Why-Kafka.md


Why Kafka

General purpose

Handle stream data.

Before message queue

  • Polling
    • waste - ask if new mission every time (even if no new mission)

Why message queue

Kafka is kind of message queue, so that’s first discuss why using mq.

  • persistence / reliability / transactional: prevent data loss
  • performance / load balance

Why kafka compare to other mq (Result)

  • Performance
    • TPS (Transaction per Second) is high
      • kafka: million
      • Rocket MQ: 100k
      • Active MQ: 10k
    • Zero copy (will discuss in another note why-kafka-is-fast.md)

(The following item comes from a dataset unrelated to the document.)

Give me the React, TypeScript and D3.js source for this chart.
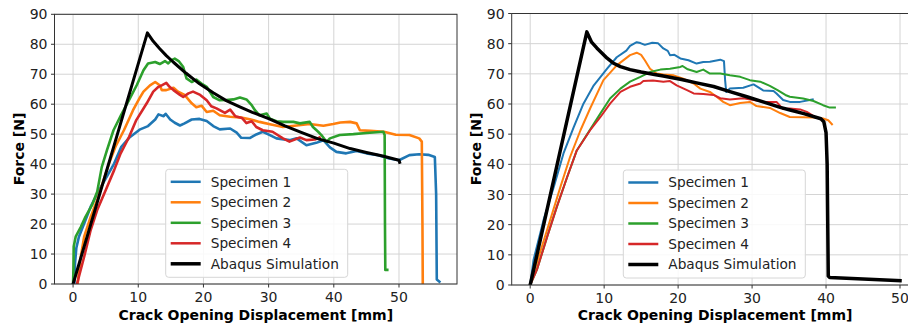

Why kafka compare to other mq (Reason)

We can process data using queue, but the problem is latency. Kafka is faster than other mq when data is large.

From note: how-kafka-works.md and why-kafka-is-fast.md, we can know kafka read data from log file by fast Polling.

But why queue can’t do fast Polling in other mq? Because other mq don’t have optimization like kafka, such as frequent request, lock mechanism, etc. This could cause many performance and abnormal problems.

Key difference between kafka and other mq

People thing message system should support complex message search function, but kafka don’t implement this function, so kafka can

  • Have faster performance
  • Keep performance when message backlog is large

But in other hand, kafka sacrifice some function like message priority.